▶

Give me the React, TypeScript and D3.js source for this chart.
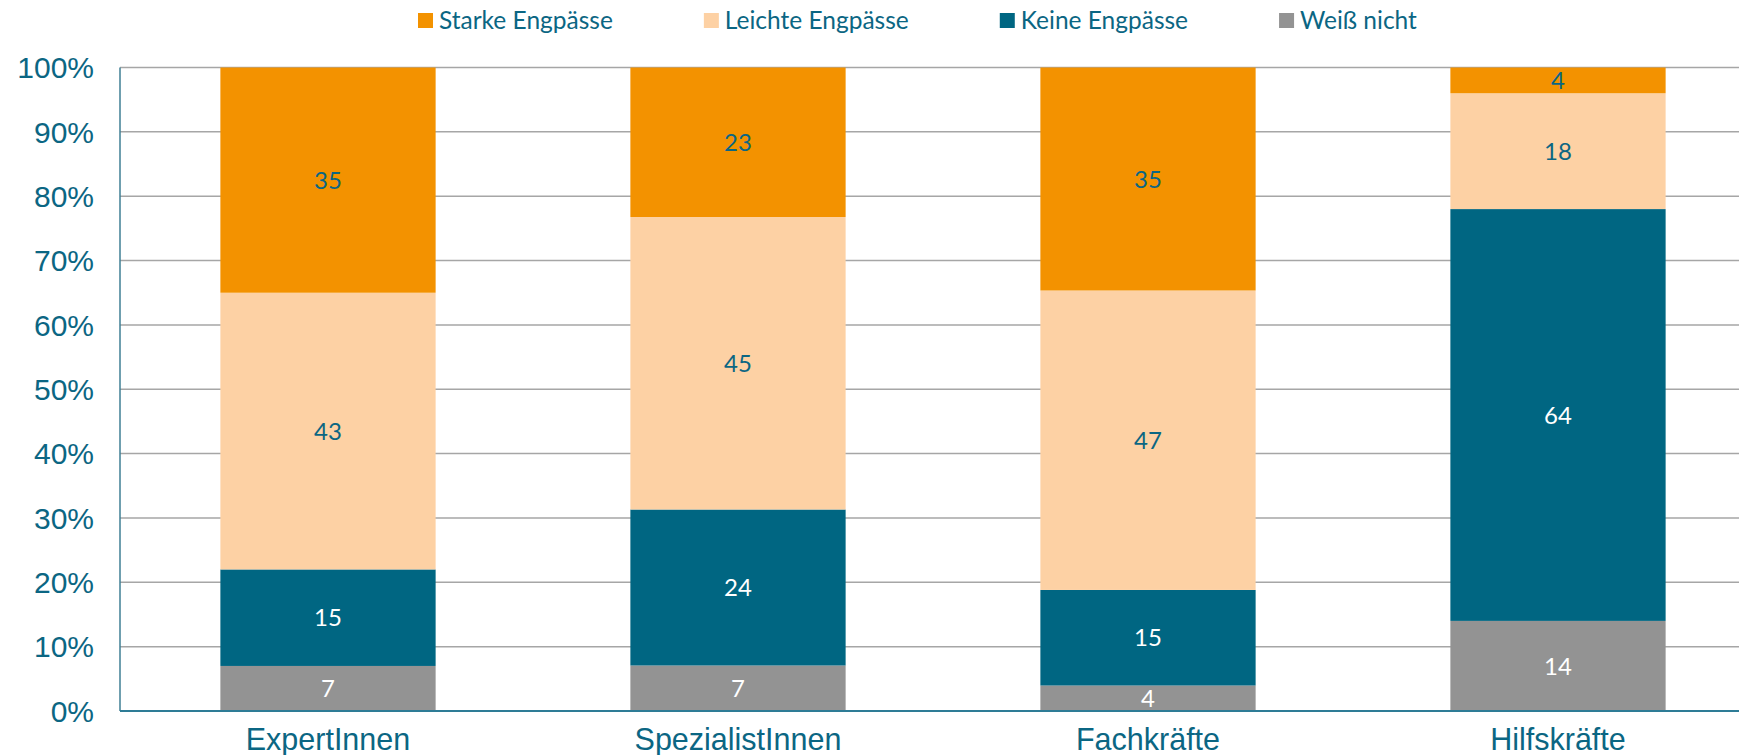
import { useEffect, useRef } from 'react';
import * as d3 from 'd3';

const categories = ['ExpertInnen', 'SpezialistInnen', 'Fachkräfte', 'Hilfskräfte'];
const seriesNames = ['Starke Engpässe', 'Leichte Engpässe', 'Keine Engpässe', 'Weiß nicht'];
const starke = [35, 23, 35, 4];
const leichte = [43, 45, 47, 18];
const keine = [15, 24, 15, 64];
const weissNicht = [7, 7, 4, 14];
const yTicks = [0, 0.1, 0.2, 0.3, 0.4, 0.5, 0.6, 0.7, 0.8, 0.9, 1];

const colors = ['#F39200', '#FDD1A4', '#006682', '#939393'];
const labelColors = ['#0B6683', '#0B6683', '#FFFFFF', '#FFFFFF'];
const teal = '#0B6683';

export default function App() {
    const ref = useRef<SVGSVGElement>(null);

    useEffect(() => {
        document.body.style.margin = '0';
        const svg = d3.select(ref.current);
        svg.selectAll('*').remove();

        const left = 120;
        const top = 67.5;
        const bottom = 711;

        const rows = categories.map((c, i) => ({
            cat: c,
            s0: starke[i],
            s1: leichte[i],
            s2: keine[i],
            s3: weissNicht[i],
        }));
        // stacked bottom-up: Weiß nicht, Keine, Leichte, Starke
        const keys = ['s3', 's2', 's1', 's0'];
        const stacked = d3.stack<any>().keys(keys).offset(d3.stackOffsetExpand)(rows);

        const x = d3.scaleBand()
            .domain(categories)
            .range([123, 1763])
            .paddingInner(0.475)
            .paddingOuter(0.2375);

        const y = d3.scaleLinear().domain([0, 1]).range([bottom, top]);

        // gridlines
        svg.append('g')
            .selectAll('line')
            .data(yTicks.slice(1))
            .join('line')
            .attr('x1', left)
            .attr('x2', 1739)
            .attr('y1', d => y(d))
            .attr('y2', d => y(d))
            .attr('stroke', '#A6A6A6')
            .attr('stroke-width', 1.5);

        // y tick labels
        svg.append('g')
            .selectAll('text')
            .data(yTicks)
            .join('text')
            .attr('x', 94)
            .attr('y', d => y(d))
            .attr('dy', '0.36em')
            .attr('text-anchor', 'end')
            .attr('font-family', '"Liberation Sans", Arial, sans-serif')
            .attr('font-size', 30)
            .attr('fill', teal)
            .text(d => d3.format('.0%')(d));

        // bars
        const layers = svg.append('g')
            .selectAll('g')
            .data(stacked)
            .join('g');

        layers.each(function (layer) {
            const idx = 3 - keys.indexOf(layer.key);
            const g = d3.select(this);
            g.selectAll('rect')
                .data(layer)
                .join('rect')
                .attr('x', (d: any) => x(d.data.cat)!)
                .attr('width', x.bandwidth())
                .attr('y', (d: any) => y(d[1]))
                .attr('height', (d: any) => y(d[0]) - y(d[1]))
                .attr('fill', colors[idx]);
            g.selectAll('text')
                .data(layer)
                .join('text')
                .attr('x', (d: any) => x(d.data.cat)! + x.bandwidth() / 2)
                .attr('y', (d: any) => (y(d[0]) + y(d[1])) / 2)
                .attr('dy', '0.36em')
                .attr('text-anchor', 'middle')
                .attr('font-family', 'Lato, "Open Sans", sans-serif')
                .attr('font-size', 24)
                .attr('fill', labelColors[idx])
                .text((d: any) => d.data[layer.key]);
        });

        // axes lines
        svg.append('line')
            .attr('x1', left).attr('x2', left)
            .attr('y1', top).attr('y2', bottom)
            .attr('stroke', '#3F7F95').attr('stroke-width', 1.5);
        svg.append('line')
            .attr('x1', left).attr('x2', 1739)
            .attr('y1', bottom).attr('y2', bottom)
            .attr('stroke', '#2E7C96').attr('stroke-width', 2);

        // category labels
        svg.append('g')
            .selectAll('text')
            .data(categories)
            .join('text')
            .attr('x', d => x(d)! + x.bandwidth() / 2)
            .attr('y', 750)
            .attr('text-anchor', 'middle')
            .attr('font-family', '"Liberation Sans", Arial, sans-serif')
            .attr('font-size', 30.5)
            .attr('fill', teal)
            .text(d => d);

        // legend
        const legend = svg.append('g');
        let lx = 418;
        seriesNames.forEach((name, i) => {
            legend.append('rect')
                .attr('x', lx).attr('y', 13)
                .attr('width', 15).attr('height', 15)
                .attr('fill', colors[i]);
            const t = legend.append('text')
                .attr('x', lx + 21).attr('y', 20.5)
                .attr('dy', '0.36em')
                .attr('font-family', 'Lato, "Open Sans", sans-serif')
                .attr('font-size', 24.5)
                .attr('fill', teal)
                .text(name);
            const w = (t.node() as SVGTextElement).getComputedTextLength();
            lx += 21 + w + 91;
        });
    }, []);

    return (
        <svg ref={ref} width={1739} height={755} style={{ display: 'block' }} />
    );
}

◀

→ **Exercise task**: Reproduce the material above exactly, first line through the line that contains "svg.selectAll('*').remove();", minus the pictures.

→ **Answer to this exercise**:
Give me the React, TypeScript and D3.js source for this chart.
import { useEffect, useRef } from 'react';
import * as d3 from 'd3';

const categories = ['ExpertInnen', 'SpezialistInnen', 'Fachkräfte', 'Hilfskräfte'];
const seriesNames = ['Starke Engpässe', 'Leichte Engpässe', 'Keine Engpässe', 'Weiß nicht'];
const starke = [35, 23, 35, 4];
const leichte = [43, 45, 47, 18];
const keine = [15, 24, 15, 64];
const weissNicht = [7, 7, 4, 14];
const yTicks = [0, 0.1, 0.2, 0.3, 0.4, 0.5, 0.6, 0.7, 0.8, 0.9, 1];

const colors = ['#F39200', '#FDD1A4', '#006682', '#939393'];
const labelColors = ['#0B6683', '#0B6683', '#FFFFFF', '#FFFFFF'];
const teal = '#0B6683';

export default function App() {
    const ref = useRef<SVGSVGElement>(null);

    useEffect(() => {
        document.body.style.margin = '0';
        const svg = d3.select(ref.current);
        svg.selectAll('*').remove();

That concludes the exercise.